Kẽm Trống Bay is located in Thanh Hải village, Thanh Liêm District, Hà Nam Province of Vietnam.

== Geography ==
It is about 80 km to the south, along the National Road No 1. Kẽm Trống includes a stream, mountains, fields and trees. The Đáy River flows through the area.

On the banks of the river, mountains and regularly here and there, and ledges come up to the water edge. There are many caves and grottoes in the mountains such as Đọi (Bat) cave, Lươn (going through) cave, Nut (breaking) grotto; many stalactites and stalagmites can be seen in those caves and grottoes.
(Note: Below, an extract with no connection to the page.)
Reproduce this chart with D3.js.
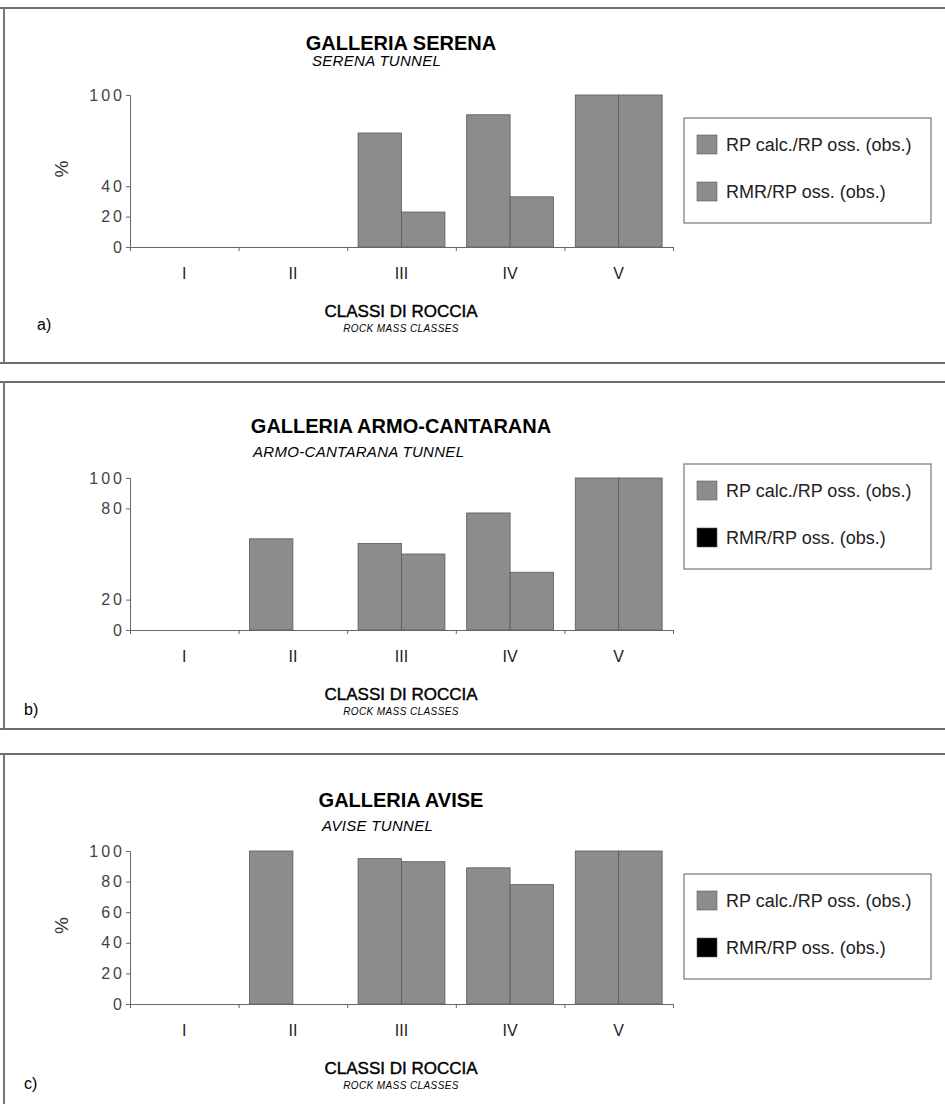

The scenery of Kẽm Trống is very picturesque and poetic. Hồ Xuân Hương, a poet in the 18th century, who was so famous that Vietnamese people awarded her the title of "Princess of poetry", wrote a poem on the sight of Kẽm Trống when visiting it, as follows:

"On the two sides are mountains,
The nice stream is between,
This is Kẽm Trống, is it right?
The wind shakes tree branches with crackles,
And makes waves sounding merrily..."

There are many myths on the visits of Kings, Lords, Princes, and other visitors to Kẽm Trống, the natural landscape rewarded to the region of Mt Đọi and Châu River (the other way naming the land of Hà Nam).